Day 12: Explore Newport
Opulence reigned in Newport during the Gilded Age. Bellevue Avenue was home to the “summer cottages” of the rich and famous from New York and Philadelphia, the same Vanderbilt’s, Astor’s and other prominent families who spent part of their summers on Mt. Desert Island. You can pack your day in Newport as full as you would like. The Breakers and Rosecliff are spectacular mansions. Take the Cliffwalk which follows the coastline and the cliffs. A 10 mile scenic driving tour begins at The Elms. And, there’s great shopping and browsing and a Newport Winery.
Day 13: Cape Cod
Distances are short in New England, so the whole drive to Cape Cod today is only 80 miles. That should leave time to swing through Providence, Rhode Island where Benefit Street is considered to be the best preserved historic mile in America. Fall River, Massachusetts was known during the Industrial Revolution as the “Textile Capital of the World,” while New Bedford was once the whaling capital of New England.

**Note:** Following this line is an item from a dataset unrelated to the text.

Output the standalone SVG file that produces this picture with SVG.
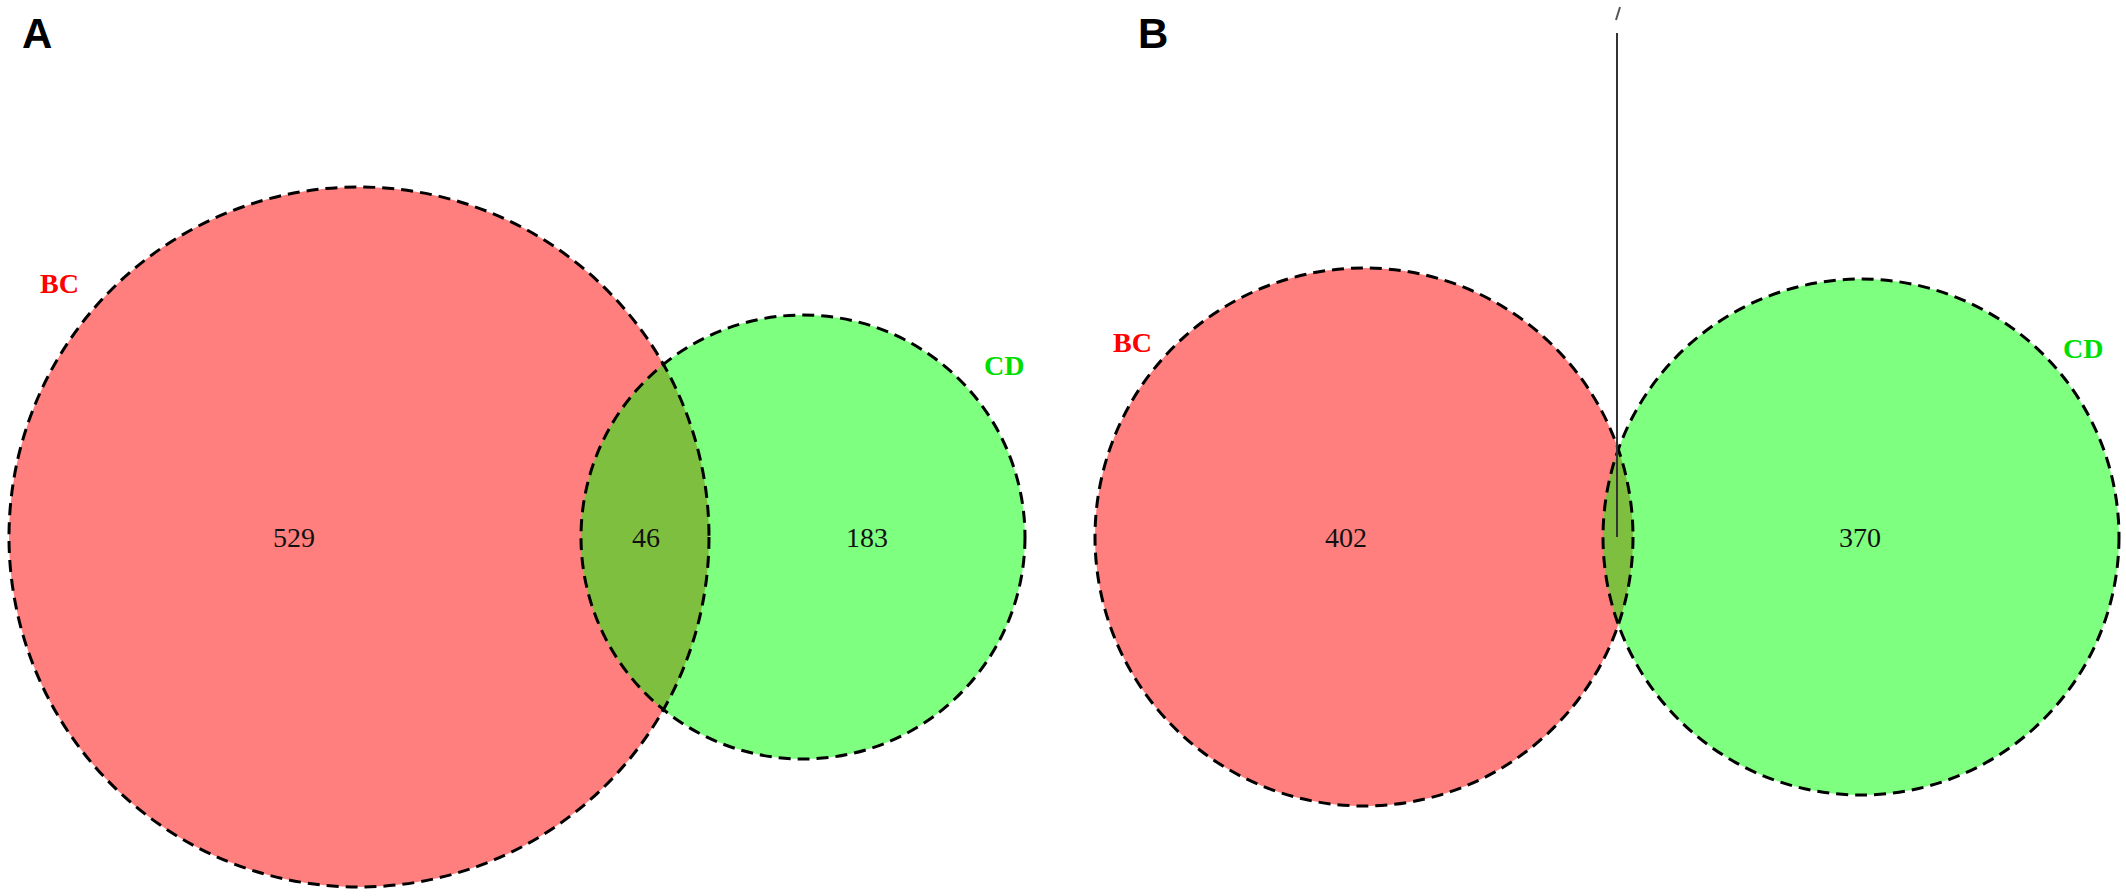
<svg xmlns="http://www.w3.org/2000/svg" width="2126" height="896" viewBox="0 0 2126 896">
<style>
.bc{fill:#FF0000;fill-opacity:0.5;stroke:none}
.cd{fill:#00FF00;fill-opacity:0.5;stroke:none}
.edge{fill:none;stroke:#000;stroke-width:3;stroke-dasharray:12 7}
.panel{font-family:"Liberation Sans",Arial,sans-serif;font-weight:bold;font-size:42px;fill:#000}
.lab{font-family:"Liberation Serif","Times New Roman",serif;font-weight:bold;font-size:28px}
.num{font-family:"Liberation Serif","Times New Roman",serif;font-size:28px;fill:#111;text-anchor:middle}
</style>
<rect width="2126" height="896" fill="#fff"/>
<text class="panel" x="22" y="48">A</text>
<text class="panel" x="1138" y="48">B</text>
<g id="A-BC">
<circle class="bc" cx="359" cy="537" r="350"/>
</g>
<g id="A-CD">
<circle class="cd" cx="803" cy="537" r="222"/>
</g>
<g id="A-edges">
<circle class="edge" cx="359" cy="537" r="350"/>
<circle class="edge" cx="803" cy="537" r="222"/>
</g>
<text class="lab" x="40" y="293" fill="#FF0000">BC</text>
<text class="lab" x="984" y="375" fill="#00DD00">CD</text>
<text class="num" x="294" y="547">529</text>
<text class="num" x="646" y="547">46</text>
<text class="num" x="867" y="547">183</text>
<g id="B-BC">
<circle class="bc" cx="1364" cy="537" r="269"/>
</g>
<g id="B-CD">
<circle class="cd" cx="1861" cy="537" r="258"/>
</g>
<g id="B-edges">
<circle class="edge" cx="1364" cy="537" r="269"/>
<circle class="edge" cx="1861" cy="537" r="258"/>
</g>
<g id="connectors">
<line x1="1617" y1="33" x2="1617" y2="537" stroke="#333" stroke-width="2"/>
<line x1="1620" y1="7" x2="1616" y2="20" stroke="#555" stroke-width="2"/>
</g>
<text class="lab" x="1113" y="352" fill="#FF0000">BC</text>
<text class="lab" x="2063" y="358" fill="#00DD00">CD</text>
<text class="num" x="1346" y="547">402</text>
<text class="num" x="1860" y="547">370</text>
</svg>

There should be time to visit all three along the way
Day 14: Explore Cape Cod
The scenic drive on fabulous Cape Cod stretches all the way from the beginning of peninsula to Provincetown at the very end. Beautiful white beaches line the Cape Cod National Seashore. Take a ferry to historic Nantucket or Martha’s Vineyard, or sign up for a whale watching cruise.
Day 15: Cape Cod to Boston
On the way back to Boston today, you can experience frontier New England at Plymouth Plantation, where a living history museum features life in 1627 – just seven years after the colonists landed at Plymouth Rock.